Published 03/21/2022, 07:09 AM
Updated 03/21/2022, 07:08 PM
© Reuters. FILE PHOTO: Traders work on the floor of the New York Stock Exchange (NYSE) in New York City, U.S., March 17, 2022.  REUTERS/Brendan McDermid

By Stephen Culp

NEW YORK (Reuters) - Wall Street closed lower on Monday, with stocks extending their slide after U.S. Federal Reserve Chairman Jerome Powell hinted at a more aggressive tightening of monetary policy than previously anticipated, adding to uncertainties regarding the Russian invasion of Ukraine.

While all three major U.S. stock indexes ended well off session lows, they snapped four-session winning streaks on the heels of their biggest weekly percentage gains since early November 2020.

The central bank must move "expeditiously" to combat inflation, Powell told the National Association for Business Economics conference, adding that bigger-than-usual interest rate hikes could be deployed if needed.

"Much of the news today was telegraphed last week in (Powell's) comments," said Matthew Keator, managing partner in the Keator Group, a wealth management firm in Lenox, Massachusetts. "The difference is there was some question regarding whether a 50 basis-point rate hike might be a course of action sooner rather than later."

Fed funds futures now imply a 60.7% chance of a 50 basis-point hike in key interest rates at the Fed's next meeting in May, up from 52% before the text of Powell's speech was released.

"Some Fed governors have been vocal about front-end loading some of those hikes, putting them on the books sooner rather than later," Keator added. "But I don't think the markets should anticipate a series of 50 basis-point rate hikes between now and the end of the year."

Fighting raged on in Ukraine as efforts to negotiate an end to the conflict appeared to be making little progress.

Crude prices continued to surge as the European Union weighed joining the United States in banning Russian oil [O/R], which raised supply concerns and helped put energy shares out front.

The Dow Jones Industrial Average fell 201.94 points, or 0.58%, to 34,552.99, the S&P 500 lost 1.94 points, or 0.04%, to 4,461.18 and the Nasdaq Composite dropped 55.38 points, or 0.4%, to 13,838.46.

Six the 11 major sectors in the S&P 500 ended the session in the red, with communication services suffering the biggest percentage loss. Energy was the clear winner, gaining 3.8% on the day.

Shares of Boeing (NYSE:BA) Co slid 3.6% after one of its 737-800 aircraft operated by China Eastern Airlines (NYSE:CEA) crashed in southern China with no apparent survivors.

The rising geopolitical temperature helped defense stocks. Despite Boeing's decline, the S&P 500 Aerospace and Defense index rose 1.5%, with Lockheed Martin (NYSE:LMT), Raytheon (NYSE:RTN), Northrop Grumman (NYSE:NOC) and General Dynamics (NYSE:GD) advancing between 2.5% and 4.6%.

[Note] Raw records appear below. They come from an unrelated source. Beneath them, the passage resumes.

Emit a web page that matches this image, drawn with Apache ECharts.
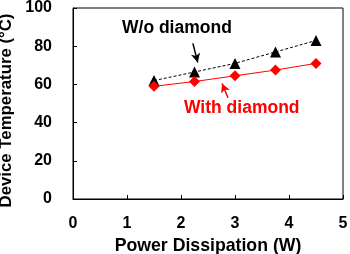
<!DOCTYPE html>
<html><head><meta charset="utf-8">
<script src="https://cdn.jsdelivr.net/npm/echarts@6/dist/echarts.min.js"></script>
<style>html,body{margin:0;padding:0;background:#fff}#c{width:350px;height:254px}</style>
</head><body><div id="c"></div>
<script>
const power = [1.5, 2.25, 3, 3.75, 4.5];
const woDiamond = [62, 66.5, 71, 77, 83];
const withDiamond = [59, 61.5, 64.5, 67.5, 71];
const xTicks = [0, 1, 2, 3, 4, 5];
const yTicks = [0, 20, 40, 60, 80, 100];

const font = 'Arial, "Liberation Sans", sans-serif';
const chart = echarts.init(document.getElementById('c'), null, {renderer: 'canvas'});
chart.setOption({
  animation: false,
  grid: {left: 73, right: 7, top: 8, bottom: 55, show: true, borderColor: '#000', borderWidth: 1, outerBoundsMode: 'none', containLabel: false},
  xAxis: {
    type: 'value', min: xTicks[0], max: xTicks[xTicks.length - 1], interval: 1,
    name: 'Power Dissipation (W)', nameLocation: 'middle', nameGap: 35,
    nameTextStyle: {fontFamily: font, fontWeight: 'bold', fontSize: 17.7, color: '#000'},
    axisLine: {lineStyle: {color: '#000', width: 1}},
    axisTick: {inside: true, length: 4, lineStyle: {color: '#000'}},
    axisLabel: {fontFamily: font, fontWeight: 'bold', fontSize: 16, color: '#000', margin: 17},
    splitLine: {show: false}
  },
  yAxis: {
    type: 'value', min: yTicks[0], max: yTicks[yTicks.length - 1], interval: 20,
    name: 'Device Temperature (°C)', nameLocation: 'middle', nameGap: 41,
    nameTextStyle: {fontFamily: font, fontWeight: 'bold', fontSize: 16.8, color: '#000', padding: [0, 14, 0, 0]},
    axisLine: {lineStyle: {color: '#000', width: 1}},
    axisTick: {inside: true, length: 4, lineStyle: {color: '#000'}},
    axisLabel: {fontFamily: font, fontWeight: 'bold', fontSize: 16, color: '#000', margin: 21},
    splitLine: {show: false}
  },
  series: [
    {
      type: 'line', data: power.map((x, i) => [x, woDiamond[i]]),
      symbol: 'triangle', symbolSize: 11,
      lineStyle: {color: '#000', width: 1, type: [3, 2]},
      itemStyle: {color: '#000'},
      markLine: {
        silent: true, symbol: ['none', 'arrow'], symbolSize: [7, 9],
        lineStyle: {color: '#000', width: 1.5, type: 'solid'}, label: {show: false},
        data: [[{coord: [2.22, 81.5]}, {coord: [2.31, 71.5]}]]
      }
    },
    {
      type: 'line', data: power.map((x, i) => [x, withDiamond[i]]),
      symbol: 'diamond', symbolSize: 11,
      lineStyle: {color: '#ff0000', width: 1},
      itemStyle: {color: '#ff0000'},
      markLine: {
        silent: true, symbol: ['none', 'arrow'], symbolSize: [7, 9],
        lineStyle: {color: '#ff0000', width: 1.5, type: 'solid'}, label: {show: false},
        data: [[{coord: [2.87, 53]}, {coord: [2.76, 60.5]}]]
      }
    }
  ],
  graphic: [
    {type: 'text', left: 122, top: 19, style: {text: 'W/o diamond', fill: '#000', font: 'bold 17.5px ' + font}},
    {type: 'text', left: 184, top: 99, style: {text: 'With diamond', fill: '#ff0000', font: 'bold 17.5px ' + font}}
  ]
});
</script></body></html>
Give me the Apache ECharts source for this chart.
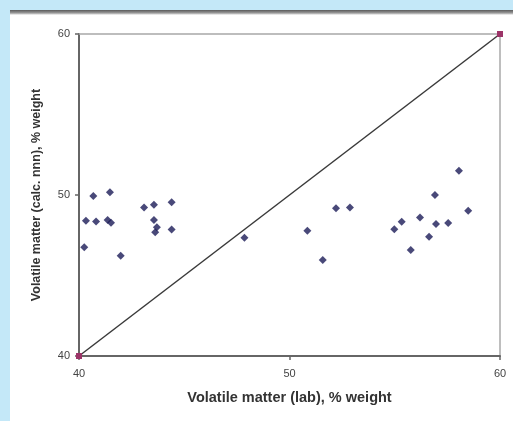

A Moscow court labeled Meta Platforms Inc an "extremist organisation," upholding a decision to ban Facebook (NASDAQ:FB) in Russia. Meta's shares dropped 2.3%.

Alleghany (NYSE:Y) Corp surged 24.8% after Warren Buffett's Berkshire Hathaway (NYSE:BRKa) Inc struck an $11.6 billion deal to buy the owner of reinsurer TransRe.

Shares of Nike Inc (NYSE:NKE) rose more than 4% in after-hours trading after the company beat quarterly revenue estimates.

Declining issues outnumbered advancing ones on the NYSE by a 1.50-to-1 ratio; on Nasdaq, a 1.70-to-1 ratio favored decliners.

© Reuters. View of the U.S. flag as a trader works on the floor of the New York Stock Exchange (NYSE) in New York City, U.S., March 21, 2022.  REUTERS/Brendan McDermid

The S&P 500 posted 37 new 52-week highs and no new lows; the Nasdaq Composite recorded 52 new highs and 49 new lows.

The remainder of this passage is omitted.